Process: Reverse ETL job extracts relevant data from the warehouse. Data is transformed into the format required by SageMaker (e.g., CSV, Parquet). Transformed data is loaded into an S3 bucket accessible by SageMaker. A SageMaker pipeline is triggered to retrain the model using the new data.
By effectively aggregating and transforming feedback data from various sources, including data warehouses, operational databases, and file systems, into formats that ML platforms like AWS SageMaker can easily consume, Reverse ETL significantly improves the model feedback loop.
Use Case
Optimizing Sales Operations with Reverse ETL
Imagine ABC Corp, a mid-sized technology company, wanted to enhance its sales operations by leveraging AI/ML outputs more effectively. They had developed a customer churn prediction model that accurately forecasted which clients were at risk of not renewing their software subscriptions.
Challenge
- The churn prediction model results were stored separately from their customer data and sales information.

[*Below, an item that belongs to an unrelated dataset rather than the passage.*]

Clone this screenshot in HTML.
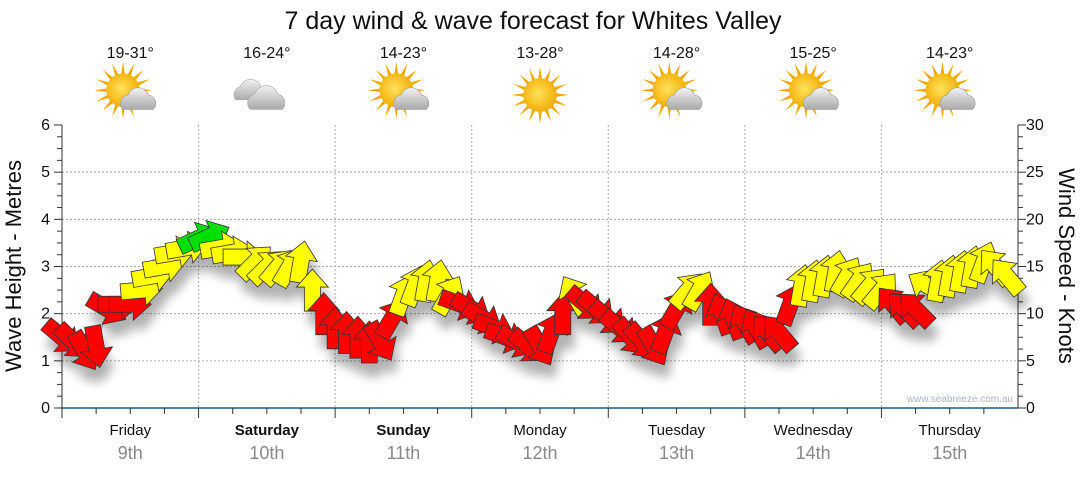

- Sales data was scattered across multiple sources, including their Data warehouse, billing database etc.
- The sales team had no easy way to access or act on the churn predictions in their day-to-day operations.
- There was a significant delay between when new data became available and when it was reflected in CRM like Salesforce CRM
Solution
- Data Integration:
- Connected to ABC Corp's data warehouse for historical sales data
- Integrated AI model data available in SFTP files
- Data Transformation:
- Utilized AI Squared's entity transformation to combine data from the warehouse and SFTP
- Created custom logic using Handlebar templates for on-the-fly data attribute transformation
- CRM Integration:
- Set up automated Sync flows to update customer records and populate custom objects in the CRM
- Real-time Updates:
- Leveraged incremental refresh capabilities to ensure delta changes in source were promptly updated in the CRM
Results
ABC Corp experienced significant improvements in their sales operations:
- Enhanced Decision-Making: Sales representatives gained access to up-to-date Model data and Sales data directly in Salesforce CRM, significantly improving their ability to prioritize leads.
- Operational Efficiency: The time to update Salesforce with new data decreased from daily batches to near real-time updates, reducing operational overhead by 90%.
Best Practices for Implementing Reverse ETL for MLOps
- Align with Business Objectives:
- Identify and prioritize use cases that directly impact key business goals.
- Ensure ML insights are actionable and measurable within existing business processes.
- Ensure Data Quality and Governance:
- Implement data validation and cleaning processes.
- Establish clear data access controls.
- Monitor and Optimize Continuously:
- Regularly review data flows for efficiency.
Conclusion
Reverse ETL is helping organizations operationalize AI/ML model results. AI Squared's Enterprise Reverse ETL platform and open-source platform Multiwoven are at the forefront, enabling data teams and ML engineers to achieve remarkable results.
By bridging the gap between data warehouses, AI model output, and operational systems, these solutions are helping companies realize up to 10X improvements in data utilization, setting a new standard for data-driven decision-making.